While some researchers on the GEARS research team are focusing on developing the hardware and software infrastructure, others are developing new algorithms to make efficient use of the infrastructure and to make it user-friendly for other data scientists.
“Usability is important, so we want to make it really easy for users to develop applications for the heterogeneous hardware of GEARS,” Zhao says.
One way GEARS researchers are achieving this is by developing extensions to popular data analytics platforms such as Apache Spark. Data scientists can develop an application with Spark as they normally would, then apply the application to the high-performance, energy-efficient, optimized GEARS infrastructure.
Another example is extending widely used machine learning platforms such as TensorFlow, which will allow researchers to conveniently deploy their algorithms on GEARS and benefit from its heterogeneous computing power.
GEARS wants your big data challenges
Now that they have the system in place, the GEARS team is eager to take on diverse big data challenges beyond the realm of computer science.
“Essentially, anything that requires big data could potentially benefit from GEARS,” Zhao says.
So far, GEARS has helped with several interdisciplinary projects in collaboration with researchers at ASU, other universities and companies across the country, and even around the globe. These include projects related to neuroscience, sustainability, medicine, aerospace, botany and geography.
Assistant Professor Fengbo Ren, a co-principal investigator of the GEARS project is helping researchers from ASU’s School of Geographical Sciences and Urban Planning, for example, to develop a deep learning system with GEARS using an unstructured big data source of remote sensor data and photographs to automatically classify terrain features. Outside of the university, researchers from the Phoenix Children’s Hospital are working with another GEARS co-PI, Professor K. Selçuk Candan, to develop deep phenotyping for physiologic biomarkers of post-traumatic epilepsy in children.
Zhao says the team is happy to support anyone at ASU by hosting their big data applications on the GEARS hardware in the ASU Research Computing high-performance computing data center. For collaborators outside ASU, the team is happy to share the GEARS technology and open source software.
Zhao’s team will transfer this new technology beyond ASU, benefit a wider community of data scientists and engage with industry partners through ASU’s Center for Assured and SCAlable Data Engineering, an Industry-University Cooperative Research Center.

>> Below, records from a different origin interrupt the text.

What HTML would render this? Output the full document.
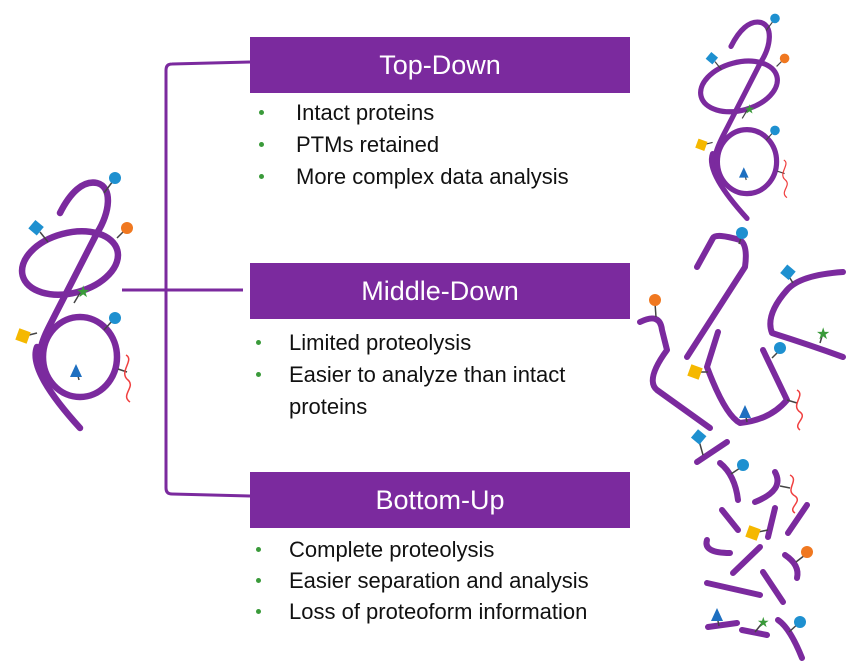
<!DOCTYPE html>
<html><head><meta charset="utf-8"><style>
body{margin:0;width:850px;height:671px;background:#fff;overflow:hidden;position:relative;font-family:"Liberation Sans",Arial,sans-serif}
.box{position:absolute;left:250px;width:380px;height:56px;background:#7b2a9e;color:#fff;font-size:27px;text-align:center;line-height:56px}
.t{position:absolute;font-size:22px;color:#111;white-space:nowrap;line-height:31px}
.b{position:absolute;width:5px;height:5px;border-radius:50%;background:#3a9a3a}
svg{position:absolute;left:0;top:0}
</style></head><body>
<svg width="850" height="671" viewBox="0 0 850 671">
<defs>
<g id="prot">
<g fill="none" stroke="#7b2a9e" stroke-width="6.5" stroke-linecap="round">
<path d="M60,213 C70,193 83,180 97,183 C113,187 110,213 97,233 L55,315 C45,335 35,350 42,375"/>
<ellipse cx="70" cy="263" rx="49" ry="30" transform="rotate(-15 70 263)"/>
<ellipse cx="80" cy="357" rx="37" ry="40"/>
<path d="M37,347 C30,365 50,395 80,428"/>
</g>
<g stroke="#444" stroke-width="1.5">
<line x1="104" y1="193" x2="113" y2="181"/><line x1="40" y1="232" x2="48" y2="242"/>
<line x1="117" y1="238" x2="125" y2="230"/><line x1="74" y1="303" x2="80" y2="293"/>
<line x1="104" y1="330" x2="113" y2="320"/><line x1="25" y1="336" x2="37" y2="333"/>
<line x1="79" y1="380" x2="77" y2="372"/><line x1="118" y1="369" x2="127" y2="372"/>
</g>
<circle cx="115" cy="178" r="6" fill="#1e90d0"/>
<rect x="31" y="222" width="11" height="11" fill="#1e90d0" transform="rotate(40 36 227)"/>
<circle cx="127" cy="228" r="6" fill="#f07820"/>
<text x="76" y="297" font-size="16" fill="#3a9a3a" font-family="DejaVu Sans">★</text>
<circle cx="115" cy="318" r="6" fill="#1e90d0"/>
<rect x="17" y="330" width="12" height="12" fill="#f5b800" transform="rotate(20 23 336)"/>
<polygon points="76,364 70,377 82,377" fill="#1e6fc0"/>
<path d="M126,355 C135,360 118,372 128,380 C136,387 120,395 130,402" fill="none" stroke="#f04040" stroke-width="1.5"/>
</g>
</defs>
<g fill="none" stroke="#7b2a9e" stroke-width="3">
<path d="M250,62 L172,64 Q166,64 166,70 L166,488 Q166,494 172,494 L250,496"/>
<line x1="122" y1="290" x2="243" y2="290"/>
</g>
<use href="#prot"/>
<use href="#prot" transform="translate(683,-124) scale(0.8)"/>
<g fill="none" stroke="#7b2a9e" stroke-width="6" stroke-linecap="round" stroke-linejoin="round">
<path d="M697,267 L713,238 Q716,233 740,240 Q748,245 745,267 L687,357"/>
<path d="M640,322 Q660,312 662,330 L667,350 Q645,380 657,390 L710,428"/>
<path d="M718,332 L707,367 Q725,415 740,423 Q770,420 787,400 L763,350"/>
<path d="M843,272 Q800,275 787,290 Q765,315 772,333 Q810,345 843,357"/>
<path d="M697,462 L727,442"/><path d="M720,463 Q735,475 738,500"/>
<path d="M775,472 Q785,490 755,502"/><path d="M722,510 L738,530"/>
<path d="M775,508 L768,537"/><path d="M807,505 L788,533"/>
<path d="M707,540 Q703,553 730,553"/><path d="M760,547 L733,573"/>
<path d="M785,555 Q800,565 797,578"/><path d="M707,583 L760,595"/>
<path d="M763,572 L783,602"/><path d="M708,627 L737,623"/>
<path d="M742,630 L767,635"/><path d="M778,620 Q790,628 802,658"/>
</g>
<g stroke="#444" stroke-width="1.5">
<line x1="742" y1="235" x2="739" y2="244"/><line x1="655" y1="303" x2="656" y2="317"/>
<line x1="700" y1="372" x2="708" y2="372"/><line x1="780" y1="350" x2="772" y2="358"/>
<line x1="788" y1="275" x2="793" y2="283"/><line x1="823" y1="333" x2="820" y2="343"/>
<line x1="698" y1="437" x2="703" y2="455"/><line x1="743" y1="466" x2="731" y2="474"/>
<line x1="790" y1="488" x2="780" y2="486"/><line x1="753" y1="533" x2="768" y2="530"/>
<line x1="805" y1="555" x2="796" y2="562"/><line x1="717" y1="616" x2="719" y2="626"/>
<line x1="763" y1="622" x2="755" y2="632"/><line x1="800" y1="622" x2="789" y2="632"/>
<line x1="797" y1="403" x2="787" y2="400"/><line x1="745" y1="412" x2="747" y2="422"/>
</g>
<g fill="#1e90d0">
<circle cx="742" cy="233" r="6"/><circle cx="780" cy="348" r="6"/><circle cx="743" cy="465" r="6"/><circle cx="800" cy="622" r="6"/>
<rect x="782" y="267" width="11" height="11" transform="rotate(40 788 273)"/>
<rect x="693" y="431" width="11" height="11" transform="rotate(40 698 437)"/>
</g>
<circle cx="655" cy="300" r="6" fill="#f07820"/><circle cx="807" cy="552" r="6" fill="#f07820"/>
<rect x="689" y="366" width="12" height="12" fill="#f5b800" transform="rotate(20 695 372)"/>
<rect x="747" y="527" width="12" height="12" fill="#f5b800" transform="rotate(20 753 533)"/>
<polygon points="745,405 739,418 751,418" fill="#1e6fc0"/>
<polygon points="717,608 711,621 723,621" fill="#1e6fc0"/>
<text x="816" y="339" font-size="16" fill="#3a9a3a" font-family="DejaVu Sans">★</text>
<text x="757" y="627" font-size="14" fill="#3a9a3a" font-family="DejaVu Sans">★</text>
<g fill="none" stroke="#f04040" stroke-width="1.5">
<path d="M797,390 C806,395 790,405 800,412 C808,418 792,424 800,430"/>
<path d="M790,475 C800,480 784,490 795,496 C803,502 787,508 795,513"/>
</g>
</svg>
<div class="box" style="top:37px">Top-Down</div>
<div class="box" style="top:263px">Middle-Down</div>
<div class="box" style="top:472px">Bottom-Up</div>
<div class="b" style="left:259px;top:110px"></div><div class="t" style="left:296px;top:97px">Intact proteins</div>
<div class="b" style="left:259px;top:142px"></div><div class="t" style="left:296px;top:129px">PTMs retained</div>
<div class="b" style="left:259px;top:174px"></div><div class="t" style="left:296px;top:161px">More complex data analysis</div>
<div class="b" style="left:256px;top:340px"></div><div class="t" style="left:289px;top:327px">Limited proteolysis</div>
<div class="b" style="left:256px;top:372px"></div><div class="t" style="left:289px;top:359px">Easier to analyze than intact</div>
<div class="t" style="left:289px;top:391px">proteins</div>
<div class="b" style="left:256px;top:547px"></div><div class="t" style="left:289px;top:534px">Complete proteolysis</div>
<div class="b" style="left:256px;top:578px"></div><div class="t" style="left:289px;top:565px">Easier separation and analysis</div>
<div class="b" style="left:256px;top:609px"></div><div class="t" style="left:289px;top:596px">Loss of proteoform information</div>
</body></html>
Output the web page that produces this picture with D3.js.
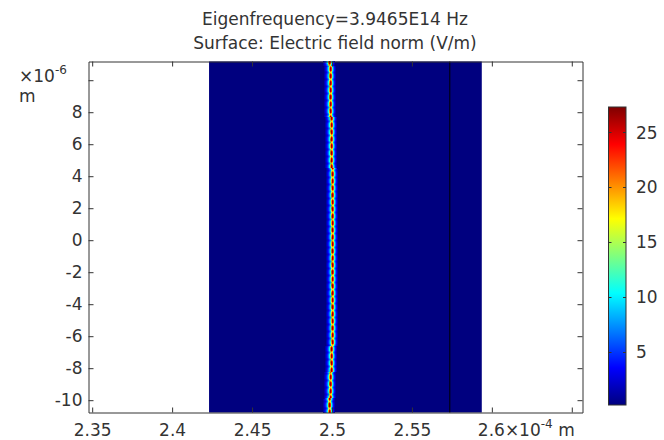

“People can learn from our technologies and our lessons and experiences we got from building GEARS to make their own version of GEARS,” Zhao says.
Meet the GEARS research team
Associate Professor Ming Zhao’s research team is building a system of hardware, software and applications research projects to develop a higher-performing and more energy-efficient big data analysis platform: GEARS. Each level builds upon the work of the previous level of research, beginning with the underlying hardware infrastructure built through the overall project’s National Science Foundation grant funding.
Hardware (data-intensive systems)
From the basic hardware infrastructure, Zhao and Assistant Professor Fengbo Ren are creating processing and storage systems that work together to deliver the performance big data challenges demand while still remaining energy efficient by using the strengths of each type of hardware at their disposal.
Software (data management and visualization)
To optimize the use of the hardware systems Ren and Zhao are developing, Professor K. Selçuk Candan and Associate Professor Ross Maciejewski are developing software and algorithms to manage data and for data scientists to visualize GEARS’ output.
Applications (data sciences)
Professor Huan Liu, Associate Professor Jingrui He, Associate Professor Hanghang Tong, Associate Professor Hasan Davulcu and Professor Baoxin Li are using the GEARS framework to solve big data challenges in understanding social media, networks of people and web-scale images and videos.